Accident Database

Report ID# 3967

  • Other
  • Does not Apply
  • High Water

Accident Description


Authorities are warning people to stay off the DuPage River as two rescues have been made in the last two days.

WLS By Paul Meincke

Wednesday, June 17, 2015

NAPERVILLE, Ill. (WLS) -- Authorities are warning people to stay off the DuPage River as two rescues have been made on the river in the last two days. It may look inviting, but the river is running high and running mean as a result of heavy rain and flooding.

Just downriver from where east branch meets west, three young men found themselves in a bit of a fix when their inflatable raft was punctured Wednesday afternoon. They were able to make their way to an island where a passerby saw them and called rescuers. Two of the boys were wearing personal flotation devices (PFDs) - one was not - but all are OK, though not particularly keen to talk about their misadventure.

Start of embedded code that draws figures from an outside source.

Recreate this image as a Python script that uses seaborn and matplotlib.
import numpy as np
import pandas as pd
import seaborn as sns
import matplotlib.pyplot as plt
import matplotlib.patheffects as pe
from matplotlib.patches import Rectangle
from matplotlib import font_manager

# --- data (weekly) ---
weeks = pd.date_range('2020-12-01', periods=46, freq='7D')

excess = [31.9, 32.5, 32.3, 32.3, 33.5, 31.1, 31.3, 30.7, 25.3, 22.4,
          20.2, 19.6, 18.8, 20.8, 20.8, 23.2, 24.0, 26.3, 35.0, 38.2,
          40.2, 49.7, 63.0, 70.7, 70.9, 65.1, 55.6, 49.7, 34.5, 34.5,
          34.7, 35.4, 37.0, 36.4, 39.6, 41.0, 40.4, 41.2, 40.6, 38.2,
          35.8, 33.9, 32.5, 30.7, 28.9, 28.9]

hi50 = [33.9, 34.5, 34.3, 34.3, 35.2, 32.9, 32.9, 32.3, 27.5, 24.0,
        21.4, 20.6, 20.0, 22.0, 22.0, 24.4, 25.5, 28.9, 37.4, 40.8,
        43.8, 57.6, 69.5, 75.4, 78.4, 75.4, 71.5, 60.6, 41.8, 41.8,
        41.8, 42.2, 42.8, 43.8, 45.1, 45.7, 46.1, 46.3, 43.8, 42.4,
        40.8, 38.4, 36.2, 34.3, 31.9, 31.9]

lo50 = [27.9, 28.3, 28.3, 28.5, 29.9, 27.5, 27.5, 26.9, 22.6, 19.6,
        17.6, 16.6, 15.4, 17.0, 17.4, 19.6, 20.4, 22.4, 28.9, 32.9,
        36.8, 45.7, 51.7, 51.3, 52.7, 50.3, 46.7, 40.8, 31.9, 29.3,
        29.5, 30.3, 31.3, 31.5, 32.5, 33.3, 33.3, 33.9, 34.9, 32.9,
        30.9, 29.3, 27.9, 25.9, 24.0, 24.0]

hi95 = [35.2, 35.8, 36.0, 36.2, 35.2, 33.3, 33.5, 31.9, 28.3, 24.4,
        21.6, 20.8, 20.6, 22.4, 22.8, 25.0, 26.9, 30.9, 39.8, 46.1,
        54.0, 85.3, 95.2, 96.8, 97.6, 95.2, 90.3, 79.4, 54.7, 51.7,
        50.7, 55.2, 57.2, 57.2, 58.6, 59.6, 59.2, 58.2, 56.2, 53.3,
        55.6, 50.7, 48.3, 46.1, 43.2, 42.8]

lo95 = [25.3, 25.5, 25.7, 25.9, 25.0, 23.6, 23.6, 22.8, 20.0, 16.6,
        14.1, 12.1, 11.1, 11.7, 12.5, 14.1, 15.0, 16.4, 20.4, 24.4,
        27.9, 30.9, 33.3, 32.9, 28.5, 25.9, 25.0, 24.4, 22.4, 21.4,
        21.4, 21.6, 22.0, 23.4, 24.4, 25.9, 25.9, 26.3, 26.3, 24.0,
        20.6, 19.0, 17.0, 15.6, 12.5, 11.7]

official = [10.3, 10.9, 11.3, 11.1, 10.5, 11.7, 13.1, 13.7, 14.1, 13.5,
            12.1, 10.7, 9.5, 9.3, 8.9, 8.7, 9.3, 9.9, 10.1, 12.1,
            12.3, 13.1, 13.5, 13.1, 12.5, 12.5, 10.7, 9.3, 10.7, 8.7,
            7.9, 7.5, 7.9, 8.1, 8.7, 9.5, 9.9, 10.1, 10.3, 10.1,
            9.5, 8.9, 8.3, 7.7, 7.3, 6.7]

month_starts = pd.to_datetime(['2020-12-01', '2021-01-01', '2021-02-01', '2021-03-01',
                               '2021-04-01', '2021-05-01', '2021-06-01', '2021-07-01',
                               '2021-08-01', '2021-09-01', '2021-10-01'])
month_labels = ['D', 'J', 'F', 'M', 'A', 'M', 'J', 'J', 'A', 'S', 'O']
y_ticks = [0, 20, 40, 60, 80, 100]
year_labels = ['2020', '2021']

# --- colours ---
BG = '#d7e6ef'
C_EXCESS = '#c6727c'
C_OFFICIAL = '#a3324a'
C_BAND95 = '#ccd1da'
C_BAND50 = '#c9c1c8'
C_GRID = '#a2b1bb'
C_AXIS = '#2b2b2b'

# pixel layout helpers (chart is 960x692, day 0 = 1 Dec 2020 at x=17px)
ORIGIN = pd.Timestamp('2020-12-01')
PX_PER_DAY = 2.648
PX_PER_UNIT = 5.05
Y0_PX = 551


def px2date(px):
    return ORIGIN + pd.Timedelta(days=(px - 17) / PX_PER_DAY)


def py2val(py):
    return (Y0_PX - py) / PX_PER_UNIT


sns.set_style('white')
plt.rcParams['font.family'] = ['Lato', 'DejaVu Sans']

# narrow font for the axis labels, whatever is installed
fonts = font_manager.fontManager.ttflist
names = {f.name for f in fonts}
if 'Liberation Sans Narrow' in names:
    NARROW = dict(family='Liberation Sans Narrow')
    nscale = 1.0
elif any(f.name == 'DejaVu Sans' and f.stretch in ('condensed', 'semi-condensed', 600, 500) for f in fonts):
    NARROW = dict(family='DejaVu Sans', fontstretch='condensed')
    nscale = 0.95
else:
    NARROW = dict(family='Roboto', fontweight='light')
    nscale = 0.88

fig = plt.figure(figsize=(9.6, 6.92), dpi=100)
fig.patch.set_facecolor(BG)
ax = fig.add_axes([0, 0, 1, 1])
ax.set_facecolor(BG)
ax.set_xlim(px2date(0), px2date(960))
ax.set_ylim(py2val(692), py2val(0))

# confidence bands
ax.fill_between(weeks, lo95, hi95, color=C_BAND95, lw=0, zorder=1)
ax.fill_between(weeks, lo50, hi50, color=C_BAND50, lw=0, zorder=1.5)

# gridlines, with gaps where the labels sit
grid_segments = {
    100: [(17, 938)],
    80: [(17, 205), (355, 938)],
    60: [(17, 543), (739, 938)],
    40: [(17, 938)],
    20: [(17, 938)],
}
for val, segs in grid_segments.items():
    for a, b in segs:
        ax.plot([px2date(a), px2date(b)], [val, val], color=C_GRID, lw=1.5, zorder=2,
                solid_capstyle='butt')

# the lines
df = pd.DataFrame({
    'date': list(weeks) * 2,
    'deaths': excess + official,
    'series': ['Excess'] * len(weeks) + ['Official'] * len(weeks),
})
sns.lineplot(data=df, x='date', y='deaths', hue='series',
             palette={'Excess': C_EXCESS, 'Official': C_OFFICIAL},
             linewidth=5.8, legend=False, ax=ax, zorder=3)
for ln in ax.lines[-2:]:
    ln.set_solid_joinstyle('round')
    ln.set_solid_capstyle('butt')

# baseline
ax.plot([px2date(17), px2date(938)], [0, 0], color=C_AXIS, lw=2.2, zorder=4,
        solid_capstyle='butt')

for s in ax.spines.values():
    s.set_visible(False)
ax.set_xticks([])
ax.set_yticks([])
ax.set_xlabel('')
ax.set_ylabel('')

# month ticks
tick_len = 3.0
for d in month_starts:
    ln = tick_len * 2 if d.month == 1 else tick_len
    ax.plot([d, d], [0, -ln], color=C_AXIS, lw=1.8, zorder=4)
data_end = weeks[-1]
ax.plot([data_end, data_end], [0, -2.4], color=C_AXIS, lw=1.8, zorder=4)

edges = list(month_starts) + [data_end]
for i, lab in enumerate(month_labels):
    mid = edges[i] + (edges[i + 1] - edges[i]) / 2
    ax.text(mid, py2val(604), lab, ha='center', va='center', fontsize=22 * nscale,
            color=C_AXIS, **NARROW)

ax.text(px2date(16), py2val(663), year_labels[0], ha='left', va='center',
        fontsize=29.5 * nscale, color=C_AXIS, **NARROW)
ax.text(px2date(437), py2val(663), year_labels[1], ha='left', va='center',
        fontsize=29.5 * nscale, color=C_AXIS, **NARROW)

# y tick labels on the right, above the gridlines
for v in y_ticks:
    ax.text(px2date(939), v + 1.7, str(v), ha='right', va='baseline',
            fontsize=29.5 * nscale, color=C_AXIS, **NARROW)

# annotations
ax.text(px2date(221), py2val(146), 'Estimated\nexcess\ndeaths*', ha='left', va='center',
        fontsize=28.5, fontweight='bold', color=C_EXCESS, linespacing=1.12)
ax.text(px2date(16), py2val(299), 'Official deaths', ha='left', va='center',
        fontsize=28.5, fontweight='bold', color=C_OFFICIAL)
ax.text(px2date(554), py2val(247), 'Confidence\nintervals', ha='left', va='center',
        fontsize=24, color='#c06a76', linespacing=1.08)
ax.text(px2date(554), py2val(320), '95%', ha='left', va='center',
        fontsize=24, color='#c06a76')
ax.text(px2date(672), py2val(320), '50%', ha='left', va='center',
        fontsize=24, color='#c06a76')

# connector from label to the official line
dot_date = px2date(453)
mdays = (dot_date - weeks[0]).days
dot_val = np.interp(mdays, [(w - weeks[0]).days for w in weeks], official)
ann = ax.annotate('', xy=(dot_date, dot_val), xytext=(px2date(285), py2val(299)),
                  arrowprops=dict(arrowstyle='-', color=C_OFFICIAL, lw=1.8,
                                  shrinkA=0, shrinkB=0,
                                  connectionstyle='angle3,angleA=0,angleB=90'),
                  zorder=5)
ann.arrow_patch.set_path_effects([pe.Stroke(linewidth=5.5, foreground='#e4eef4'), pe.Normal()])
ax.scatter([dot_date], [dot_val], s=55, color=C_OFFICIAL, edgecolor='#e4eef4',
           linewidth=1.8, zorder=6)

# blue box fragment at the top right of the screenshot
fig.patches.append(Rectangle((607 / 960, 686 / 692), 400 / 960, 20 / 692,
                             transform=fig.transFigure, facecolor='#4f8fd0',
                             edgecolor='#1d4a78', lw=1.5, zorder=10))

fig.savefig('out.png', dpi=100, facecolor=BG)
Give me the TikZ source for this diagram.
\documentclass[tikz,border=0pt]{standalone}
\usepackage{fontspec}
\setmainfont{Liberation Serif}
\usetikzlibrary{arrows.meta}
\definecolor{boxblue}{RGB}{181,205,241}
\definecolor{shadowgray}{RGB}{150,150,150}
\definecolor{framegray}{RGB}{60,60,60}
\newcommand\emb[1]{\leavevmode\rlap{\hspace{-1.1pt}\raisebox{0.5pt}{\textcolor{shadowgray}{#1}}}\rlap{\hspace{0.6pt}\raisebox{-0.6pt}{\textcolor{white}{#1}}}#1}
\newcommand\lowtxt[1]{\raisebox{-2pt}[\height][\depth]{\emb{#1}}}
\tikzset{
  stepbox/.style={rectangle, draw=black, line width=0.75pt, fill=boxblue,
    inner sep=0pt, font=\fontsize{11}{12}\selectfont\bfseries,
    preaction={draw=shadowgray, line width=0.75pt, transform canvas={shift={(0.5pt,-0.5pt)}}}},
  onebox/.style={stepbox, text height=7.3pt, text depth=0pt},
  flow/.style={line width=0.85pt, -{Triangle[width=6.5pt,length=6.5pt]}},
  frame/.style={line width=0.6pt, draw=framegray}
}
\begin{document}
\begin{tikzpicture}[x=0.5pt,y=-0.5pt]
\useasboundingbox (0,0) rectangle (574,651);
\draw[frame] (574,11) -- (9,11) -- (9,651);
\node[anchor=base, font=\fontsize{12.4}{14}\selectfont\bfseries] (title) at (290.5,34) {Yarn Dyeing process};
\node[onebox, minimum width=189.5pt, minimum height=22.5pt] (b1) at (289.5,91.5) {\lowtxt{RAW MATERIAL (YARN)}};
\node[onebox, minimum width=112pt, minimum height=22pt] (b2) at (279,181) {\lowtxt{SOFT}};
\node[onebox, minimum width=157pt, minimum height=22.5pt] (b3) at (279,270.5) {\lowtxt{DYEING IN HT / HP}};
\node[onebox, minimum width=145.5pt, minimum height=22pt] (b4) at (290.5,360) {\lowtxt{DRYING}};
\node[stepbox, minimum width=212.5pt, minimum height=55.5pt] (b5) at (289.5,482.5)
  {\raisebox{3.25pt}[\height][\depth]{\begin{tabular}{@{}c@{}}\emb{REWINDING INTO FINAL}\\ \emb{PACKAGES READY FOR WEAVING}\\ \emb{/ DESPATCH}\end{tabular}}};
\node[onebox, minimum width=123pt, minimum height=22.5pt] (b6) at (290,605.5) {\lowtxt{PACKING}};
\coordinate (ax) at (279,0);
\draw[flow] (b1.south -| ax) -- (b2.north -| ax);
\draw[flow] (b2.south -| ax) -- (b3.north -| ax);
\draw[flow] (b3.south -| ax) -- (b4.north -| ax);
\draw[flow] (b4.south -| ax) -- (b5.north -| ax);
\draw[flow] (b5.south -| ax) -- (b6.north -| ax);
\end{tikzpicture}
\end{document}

"When the water is at these levels, including all the strainers and the curves, we just need to stay off the water during this period of time, it's deceiving," said Amy Scheller, Naperville Fire Department. The rescue comes on the heels of another Tuesday afternoon further upstream on the west branch of the DuPage on Naperville's riverwalk.

The river there is usually tame, often so shallow that kayaks have trouble navigating it, but heavy rains have caused the river to be rougher than usual. Three young men - none of them wearing PFD's - capsized. Two swam to the bank. One made it to a tree, where he held on until the fire department's water rescue team was able to tie a rescue boat to a high-line, after which they reached the young man in the tree. All three are expected to be OK.

"If they do insist on going on the river, we definitely recommend that they be trained and know what they're doing, survey the river before they get out there," said Naperville Fire Chief Andy Dina. "And by all means, put on a personal flotation device. But mainly, we try to discourage them from going on it at all." Experienced swift water enthusiasts know that this is not something to be messed with. Even if they had made it this far downstream, they would have encountered a bridge where water had completely filled out the bridge's underside. When rescue teams pulled the boys in the deflated raft out Wednesday, they also found a lonely kayak stuck along the bank. It apparently made it under the bridge after Tuesday's river ride went south.